3. It's possible to develop, no matter the context

Simple dialogue techniques, peer-to-peer discussion and story-based learning can improve reasoning outcomes without expensive material resources or major investments in technology or infrastructure. For example, efforts in Nigeria using the Questionstorm methodology to teach children to think more critically, philosophically and outside the box involve a question-to-answer approach where learners are presented with ‘answers’ and invited to generate a diverse set of relevant questions that could precede them. The pedagogy thereby aims to move pupils away from rote memorization and knowledge reproduction to learn to interrogate information and to challenge their assumptions, further developing their critical thinking skills as a result.

4. Teacher preparation and assessment reform are critical

If exams reward recall, many teachers and classrooms will continue to teach to the test. Teachers need professional development in questioning strategies and dialogue facilitation. Assessment systems must evaluate reasoning, not just memorization.

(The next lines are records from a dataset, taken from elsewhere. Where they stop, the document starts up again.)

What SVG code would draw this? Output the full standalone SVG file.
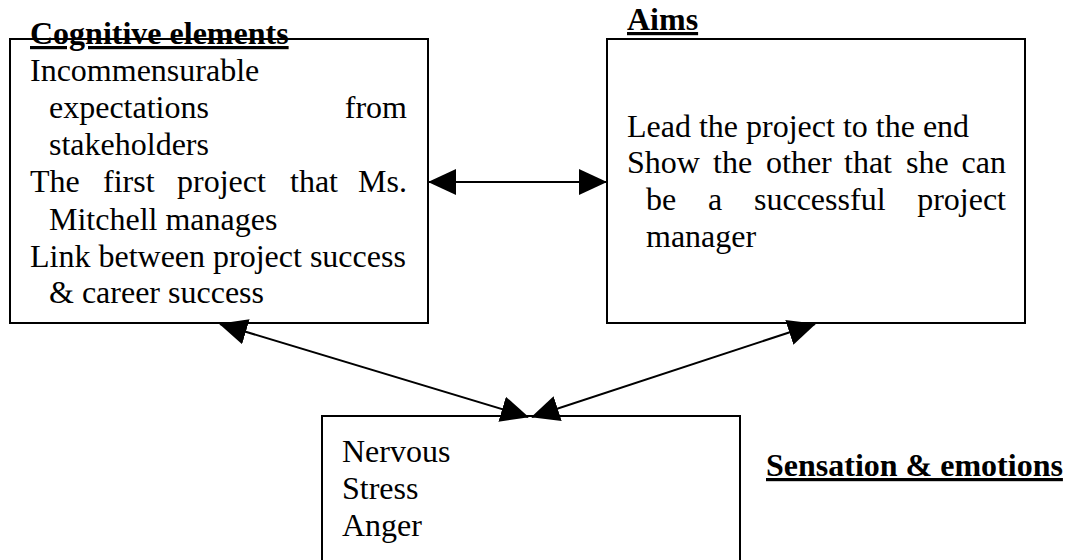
<svg xmlns="http://www.w3.org/2000/svg" width="1065" height="560" viewBox="0 0 1065 560">
  <style>
    .box { fill: #ffffff; stroke: #000000; stroke-width: 2; }
    .txt { font-family: "Liberation Serif", "Times New Roman", serif; font-size: 32px; fill: #000000; }
    .head { font-family: "Liberation Serif", "Times New Roman", serif; font-size: 32px; font-weight: bold; fill: #000000; text-decoration: underline; }
    .link { stroke: #000000; stroke-width: 2; fill: none; }
  </style>
  <defs>
    <marker id="arrow" viewBox="0 0 28 26" refX="27" refY="13" markerWidth="28" markerHeight="26" markerUnits="userSpaceOnUse" orient="auto-start-reverse">
      <path d="M0,0 L28,13 L0,26 Z" fill="#000000"/>
    </marker>
  </defs>
  <rect width="1065" height="560" fill="#ffffff"/>

  <!-- Cognitive elements -->
  <g id="cognitive">
    <rect class="box" x="10" y="39" width="418" height="284"/>
    <text class="head" x="30" y="44">Cognitive elements</text>
    <text class="txt" x="30" y="81">Incommensurable</text>
    <text class="txt" y="118"><tspan x="49">expectations</tspan><tspan x="407" text-anchor="end">from</tspan></text>
    <text class="txt" x="49" y="155">stakeholders</text>
    <text class="txt" y="192"><tspan x="30">The</tspan><tspan x="103">first</tspan><tspan x="177">project</tspan><tspan x="290">that</tspan><tspan x="407" text-anchor="end">Ms.</tspan></text>
    <text class="txt" x="49" y="230">Mitchell manages</text>
    <text class="txt" x="30" y="267">Link between project success</text>
    <text class="txt" x="49" y="303">&amp; career success</text>
  </g>

  <!-- Aims -->
  <g id="aims">
    <rect class="box" x="607" y="39" width="418" height="284"/>
    <text class="head" x="627" y="30">Aims</text>
    <text class="txt" x="627" y="137">Lead the project to the end</text>
    <text class="txt" y="173"><tspan x="627">Show</tspan><tspan x="713">the</tspan><tspan x="766">other</tspan><tspan x="844">that</tspan><tspan x="906">she</tspan><tspan x="1006" text-anchor="end">can</tspan></text>
    <text class="txt" y="210"><tspan x="646">be</tspan><tspan x="708">a</tspan><tspan x="754">successful</tspan><tspan x="1006" text-anchor="end">project</tspan></text>
    <text class="txt" x="646" y="247">manager</text>
  </g>

  <!-- Sensation & emotions -->
  <g id="sensation">
    <rect class="box" x="322" y="416" width="418" height="160"/>
    <text class="txt" x="342" y="462">Nervous</text>
    <text class="txt" x="342" y="499">Stress</text>
    <text class="txt" x="342" y="536">Anger</text>
    <text class="head" x="766" y="476">Sensation &amp; emotions</text>
  </g>

  <!-- Connectors -->
  <g id="connectors">
    <line class="link" x1="429" y1="182" x2="606" y2="182" marker-start="url(#arrow)" marker-end="url(#arrow)"/>
    <line class="link" x1="220" y1="324" x2="528" y2="417" marker-start="url(#arrow)" marker-end="url(#arrow)"/>
    <line class="link" x1="815" y1="324" x2="532" y2="417" marker-start="url(#arrow)" marker-end="url(#arrow)"/>
  </g>
</svg>
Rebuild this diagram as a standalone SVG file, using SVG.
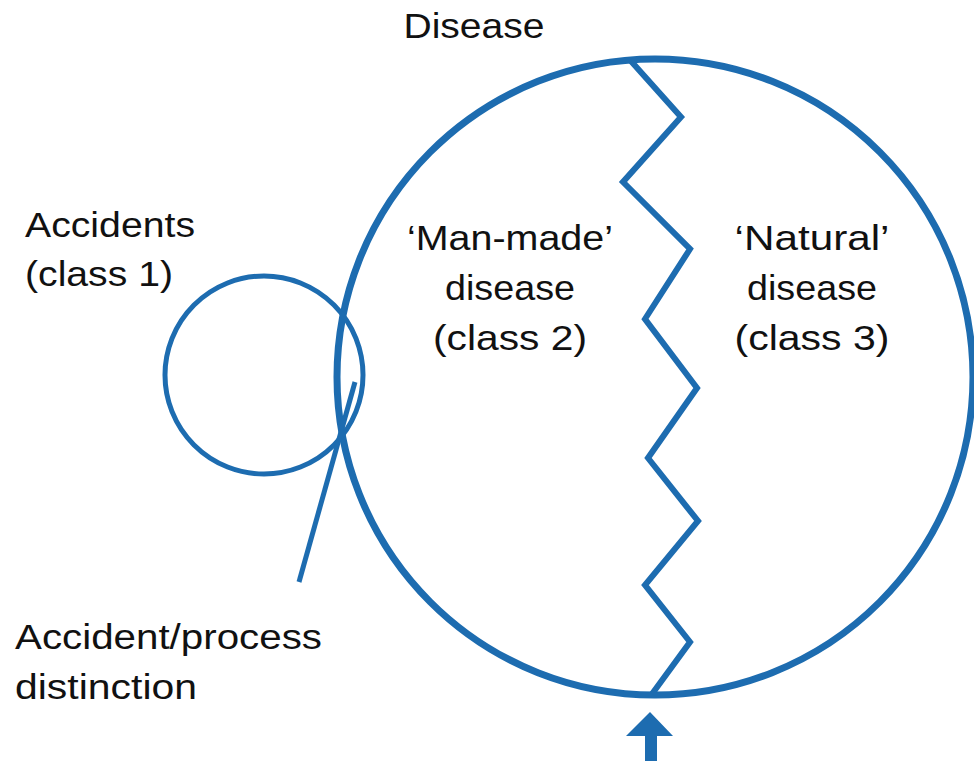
<svg xmlns="http://www.w3.org/2000/svg" width="974" height="761" viewBox="0 0 974 761">
  <style>
    .ln { fill: none; stroke: #1d6cb0; stroke-linejoin: miter; }
    .lbl { font-family: "Liberation Sans", Arial, sans-serif; font-size: 35px; fill: #111; }
    .mid { text-anchor: middle; }
  </style>
  <rect width="974" height="761" fill="#fff"/>

  <g id="disease">
    <circle class="ln" cx="655" cy="377" r="318" stroke-width="7"/>
    <text class="lbl mid" x="474" y="38" textLength="141" lengthAdjust="spacingAndGlyphs">Disease</text>
  </g>

  <g id="accidents">
    <circle class="ln" cx="264" cy="375" r="99" stroke-width="5"/>
    <text class="lbl" x="25" y="237" textLength="170" lengthAdjust="spacingAndGlyphs">Accidents</text>
    <text class="lbl" x="25" y="286" textLength="148" lengthAdjust="spacingAndGlyphs">(class 1)</text>
  </g>

  <g id="man-made">
    <text class="lbl mid" x="510" y="250" textLength="206" lengthAdjust="spacingAndGlyphs">‘Man-made’</text>
    <text class="lbl mid" x="510" y="300" textLength="130" lengthAdjust="spacingAndGlyphs">disease</text>
    <text class="lbl mid" x="510" y="350" textLength="154" lengthAdjust="spacingAndGlyphs">(class 2)</text>
  </g>

  <g id="natural">
    <text class="lbl mid" x="812" y="250" textLength="155" lengthAdjust="spacingAndGlyphs">‘Natural’</text>
    <text class="lbl mid" x="812" y="300" textLength="130" lengthAdjust="spacingAndGlyphs">disease</text>
    <text class="lbl mid" x="812" y="350" textLength="155" lengthAdjust="spacingAndGlyphs">(class 3)</text>
  </g>

  <g id="distinction">
    <text class="lbl" x="15" y="649" textLength="307" lengthAdjust="spacingAndGlyphs">Accident/process</text>
    <text class="lbl" x="15" y="699" textLength="182" lengthAdjust="spacingAndGlyphs">distinction</text>
  </g>

  <g id="connectors">
    <!-- boundary between man-made and natural disease -->
    <polyline class="ln" stroke-width="6" points="630,60 681,117 623,182 690,249 645,319 697,388 648,458 698,521 645,585 690,642 652,694"/>
    <!-- pointer to the accident/process distinction -->
    <line class="ln" stroke-width="5" x1="299" y1="582" x2="355" y2="382"/>
    <!-- upward arrow under the disease circle -->
    <polygon fill="#1d6cb0" points="650,712 673,736 657,736 657,761 645,761 645,736 626,736"/>
  </g>
</svg>
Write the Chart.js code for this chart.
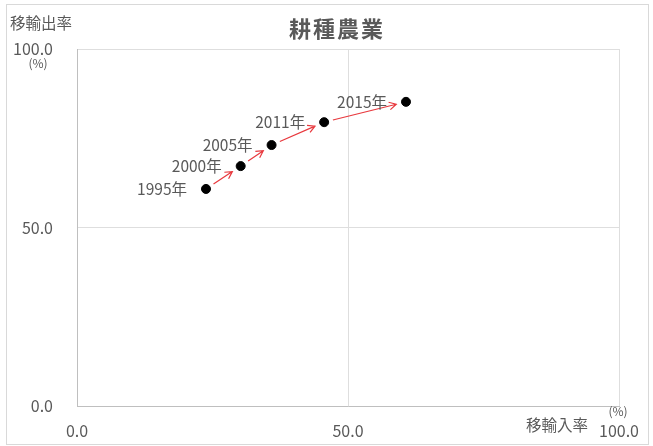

Evidence from Pakistan highlights the assessment challenge of advancing reasoning skills over and above basic reading and decoding. The lesson transcends boundaries: curriculum reform and teacher preparation must advance as integrated strategies, not sequential steps.

5. It’s best integrated across subjects and social-emotional skills

Critical thinking develops best when it is deliberately embedded across academic disciplines and linked to social-emotional learning (SEL) that strengthens both social behaviors and academic outcomes. Recent studies highlight positive associations between empathy, a common component of many SEL programs, and critical thinking, suggesting that when learners practice perspective taking and reflection, they not only strengthen relationships but also enhance their reasoning abilities.

What policy makers can do

To ensure education systems foster critical thinking in the age of AI, policy makers should:

  • Embed critical thinking across learning contexts whether formal schooling, non-formal programs, emergency education responses or lifelong learning from early childhood through adulthood.
  • Build AI and media literacy as core curriculum and prepare teachers to guide students to identify deepfakes, evaluate sources and to use AI tools thoughtfully rather than passively consuming AI-generated content.
  • Transform teaching and assessment together by training educators in questioning and other instructional strategies that create classroom environments where reasoning is practiced daily while also developing evaluation methods that reward critical thinking processes, not just correct answers.
  • Engage families and communities by integrating "questioning workshops" into parent-teacher meetings, use of local radio and SMS campaigns to share fact-checking tips.
  • Champion critical thinking through play and participation by supporting debate clubs, science fairs, imaginative play and problem solving projects that expose learners to different perspectives and make critical thinking socially relevant.

Should we teach students to use AI as thinking partners or to think independently of AI?

The answer is likely both depending on the context and age of the learners.

Students need to learn how to harness AI thoughtfully for exploring complex problems but also to think critically to evaluate AI-generated content. AI will not slow down. The question is whether education systems will keep pace.

Critical thinking is not a luxury for elite schools or wealthy nations—it is a survival skill for people of all ages, everywhere.

Research demonstrates that with the right pedagogy, reasoning skills can be promoted in all learning contexts at low cost.

The choice facing policy makers today will determine whether future generations can think critically in an AI-saturated world. The time to act is now.